--- BEGIN DATA BLOCK ---
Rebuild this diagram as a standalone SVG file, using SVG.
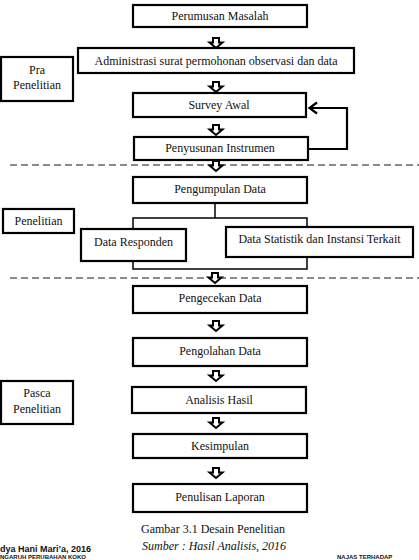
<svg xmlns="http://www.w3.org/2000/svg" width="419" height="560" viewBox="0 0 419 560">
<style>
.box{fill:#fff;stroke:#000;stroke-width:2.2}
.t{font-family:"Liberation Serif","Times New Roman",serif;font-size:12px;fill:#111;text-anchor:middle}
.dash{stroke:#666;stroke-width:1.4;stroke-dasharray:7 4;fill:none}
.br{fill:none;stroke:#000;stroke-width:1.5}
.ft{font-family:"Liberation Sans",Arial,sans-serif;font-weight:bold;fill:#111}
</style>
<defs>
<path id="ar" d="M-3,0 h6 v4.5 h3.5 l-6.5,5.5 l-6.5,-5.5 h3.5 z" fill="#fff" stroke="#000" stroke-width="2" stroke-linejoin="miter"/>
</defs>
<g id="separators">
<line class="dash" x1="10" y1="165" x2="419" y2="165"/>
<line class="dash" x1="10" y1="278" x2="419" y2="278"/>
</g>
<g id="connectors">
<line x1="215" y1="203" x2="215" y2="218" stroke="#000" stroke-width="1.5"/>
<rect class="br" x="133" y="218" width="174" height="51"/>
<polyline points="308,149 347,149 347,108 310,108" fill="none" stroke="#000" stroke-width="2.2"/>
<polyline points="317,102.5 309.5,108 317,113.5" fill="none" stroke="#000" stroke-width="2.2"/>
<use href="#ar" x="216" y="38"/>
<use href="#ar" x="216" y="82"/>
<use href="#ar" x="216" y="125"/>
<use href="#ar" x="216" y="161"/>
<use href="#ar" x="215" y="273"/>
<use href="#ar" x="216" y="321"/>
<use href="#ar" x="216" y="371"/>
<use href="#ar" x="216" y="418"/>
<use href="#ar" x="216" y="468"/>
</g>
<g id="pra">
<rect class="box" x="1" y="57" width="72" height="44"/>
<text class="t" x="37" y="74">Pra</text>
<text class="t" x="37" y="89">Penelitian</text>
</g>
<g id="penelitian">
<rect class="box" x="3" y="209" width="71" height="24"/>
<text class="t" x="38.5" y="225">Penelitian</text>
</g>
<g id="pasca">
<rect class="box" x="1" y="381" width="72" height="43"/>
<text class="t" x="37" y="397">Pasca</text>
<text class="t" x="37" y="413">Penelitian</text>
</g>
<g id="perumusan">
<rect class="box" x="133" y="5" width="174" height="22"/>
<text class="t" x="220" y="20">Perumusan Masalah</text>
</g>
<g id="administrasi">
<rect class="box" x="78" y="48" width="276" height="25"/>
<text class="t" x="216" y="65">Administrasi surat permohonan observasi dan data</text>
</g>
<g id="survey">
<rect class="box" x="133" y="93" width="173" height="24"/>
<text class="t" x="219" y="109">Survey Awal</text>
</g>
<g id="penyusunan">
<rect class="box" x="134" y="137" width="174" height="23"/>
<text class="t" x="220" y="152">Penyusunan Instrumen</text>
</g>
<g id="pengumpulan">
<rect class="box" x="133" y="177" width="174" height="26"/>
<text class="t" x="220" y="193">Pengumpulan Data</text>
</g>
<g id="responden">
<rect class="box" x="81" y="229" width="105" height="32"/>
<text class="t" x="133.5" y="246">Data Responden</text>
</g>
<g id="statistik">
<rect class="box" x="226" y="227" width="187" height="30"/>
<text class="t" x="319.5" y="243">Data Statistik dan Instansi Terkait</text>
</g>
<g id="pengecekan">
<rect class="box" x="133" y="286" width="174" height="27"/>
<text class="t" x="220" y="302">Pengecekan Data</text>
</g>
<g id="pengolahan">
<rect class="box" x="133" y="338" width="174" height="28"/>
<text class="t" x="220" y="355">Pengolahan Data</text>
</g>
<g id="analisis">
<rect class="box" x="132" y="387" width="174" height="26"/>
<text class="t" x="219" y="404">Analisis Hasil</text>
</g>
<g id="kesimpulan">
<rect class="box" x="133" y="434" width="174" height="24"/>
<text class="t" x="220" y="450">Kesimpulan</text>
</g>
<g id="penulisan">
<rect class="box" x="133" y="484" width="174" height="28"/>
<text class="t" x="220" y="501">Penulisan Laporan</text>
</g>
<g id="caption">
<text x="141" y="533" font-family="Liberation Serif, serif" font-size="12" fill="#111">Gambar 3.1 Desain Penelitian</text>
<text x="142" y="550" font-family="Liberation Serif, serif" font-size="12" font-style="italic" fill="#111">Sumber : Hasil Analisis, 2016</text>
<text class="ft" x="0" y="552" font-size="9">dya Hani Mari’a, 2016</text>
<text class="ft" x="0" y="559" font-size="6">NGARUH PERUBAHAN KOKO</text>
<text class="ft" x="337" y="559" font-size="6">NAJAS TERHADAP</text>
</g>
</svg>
--- END DATA BLOCK ---
WRITTEN EXERCISE: From start to finish, output the listing exactly, but omit its pictures.

OUTPUT FOR THIS EXERCISE:
Rebuild this diagram as a standalone SVG file, using SVG.
<svg xmlns="http://www.w3.org/2000/svg" width="419" height="560" viewBox="0 0 419 560">
<style>
.box{fill:#fff;stroke:#000;stroke-width:2.2}
.t{font-family:"Liberation Serif","Times New Roman",serif;font-size:12px;fill:#111;text-anchor:middle}
.dash{stroke:#666;stroke-width:1.4;stroke-dasharray:7 4;fill:none}
.br{fill:none;stroke:#000;stroke-width:1.5}
.ft{font-family:"Liberation Sans",Arial,sans-serif;font-weight:bold;fill:#111}
</style>
<defs>
<path id="ar" d="M-3,0 h6 v4.5 h3.5 l-6.5,5.5 l-6.5,-5.5 h3.5 z" fill="#fff" stroke="#000" stroke-width="2" stroke-linejoin="miter"/>
</defs>
<g id="separators">
<line class="dash" x1="10" y1="165" x2="419" y2="165"/>
<line class="dash" x1="10" y1="278" x2="419" y2="278"/>
</g>
<g id="connectors">
<line x1="215" y1="203" x2="215" y2="218" stroke="#000" stroke-width="1.5"/>
<rect class="br" x="133" y="218" width="174" height="51"/>
<polyline points="308,149 347,149 347,108 310,108" fill="none" stroke="#000" stroke-width="2.2"/>
<polyline points="317,102.5 309.5,108 317,113.5" fill="none" stroke="#000" stroke-width="2.2"/>
<use href="#ar" x="216" y="38"/>
<use href="#ar" x="216" y="82"/>
<use href="#ar" x="216" y="125"/>
<use href="#ar" x="216" y="161"/>
<use href="#ar" x="215" y="273"/>
<use href="#ar" x="216" y="321"/>
<use href="#ar" x="216" y="371"/>
<use href="#ar" x="216" y="418"/>
<use href="#ar" x="216" y="468"/>
</g>
<g id="pra">
<rect class="box" x="1" y="57" width="72" height="44"/>
<text class="t" x="37" y="74">Pra</text>
<text class="t" x="37" y="89">Penelitian</text>
</g>
<g id="penelitian">
<rect class="box" x="3" y="209" width="71" height="24"/>
<text class="t" x="38.5" y="225">Penelitian</text>
</g>
<g id="pasca">
<rect class="box" x="1" y="381" width="72" height="43"/>
<text class="t" x="37" y="397">Pasca</text>
<text class="t" x="37" y="413">Penelitian</text>
</g>
<g id="perumusan">
<rect class="box" x="133" y="5" width="174" height="22"/>
<text class="t" x="220" y="20">Perumusan Masalah</text>
</g>
<g id="administrasi">
<rect class="box" x="78" y="48" width="276" height="25"/>
<text class="t" x="216" y="65">Administrasi surat permohonan observasi dan data</text>
</g>
<g id="survey">
<rect class="box" x="133" y="93" width="173" height="24"/>
<text class="t" x="219" y="109">Survey Awal</text>
</g>
<g id="penyusunan">
<rect class="box" x="134" y="137" width="174" height="23"/>
<text class="t" x="220" y="152">Penyusunan Instrumen</text>
</g>
<g id="pengumpulan">
<rect class="box" x="133" y="177" width="174" height="26"/>
<text class="t" x="220" y="193">Pengumpulan Data</text>
</g>
<g id="responden">
<rect class="box" x="81" y="229" width="105" height="32"/>
<text class="t" x="133.5" y="246">Data Responden</text>
</g>
<g id="statistik">
<rect class="box" x="226" y="227" width="187" height="30"/>
<text class="t" x="319.5" y="243">Data Statistik dan Instansi Terkait</text>
</g>
<g id="pengecekan">
<rect class="box" x="133" y="286" width="174" height="27"/>
<text class="t" x="220" y="302">Pengecekan Data</text>
</g>
<g id="pengolahan">
<rect class="box" x="133" y="338" width="174" height="28"/>
<text class="t" x="220" y="355">Pengolahan Data</text>
</g>
<g id="analisis">
<rect class="box" x="132" y="387" width="174" height="26"/>
<text class="t" x="219" y="404">Analisis Hasil</text>
</g>
<g id="kesimpulan">
<rect class="box" x="133" y="434" width="174" height="24"/>
<text class="t" x="220" y="450">Kesimpulan</text>
</g>
<g id="penulisan">
<rect class="box" x="133" y="484" width="174" height="28"/>
<text class="t" x="220" y="501">Penulisan Laporan</text>
</g>
<g id="caption">
<text x="141" y="533" font-family="Liberation Serif, serif" font-size="12" fill="#111">Gambar 3.1 Desain Penelitian</text>
<text x="142" y="550" font-family="Liberation Serif, serif" font-size="12" font-style="italic" fill="#111">Sumber : Hasil Analisis, 2016</text>
<text class="ft" x="0" y="552" font-size="9">dya Hani Mari’a, 2016</text>
<text class="ft" x="0" y="559" font-size="6">NGARUH PERUBAHAN KOKO</text>
<text class="ft" x="337" y="559" font-size="6">NAJAS TERHADAP</text>
</g>
</svg>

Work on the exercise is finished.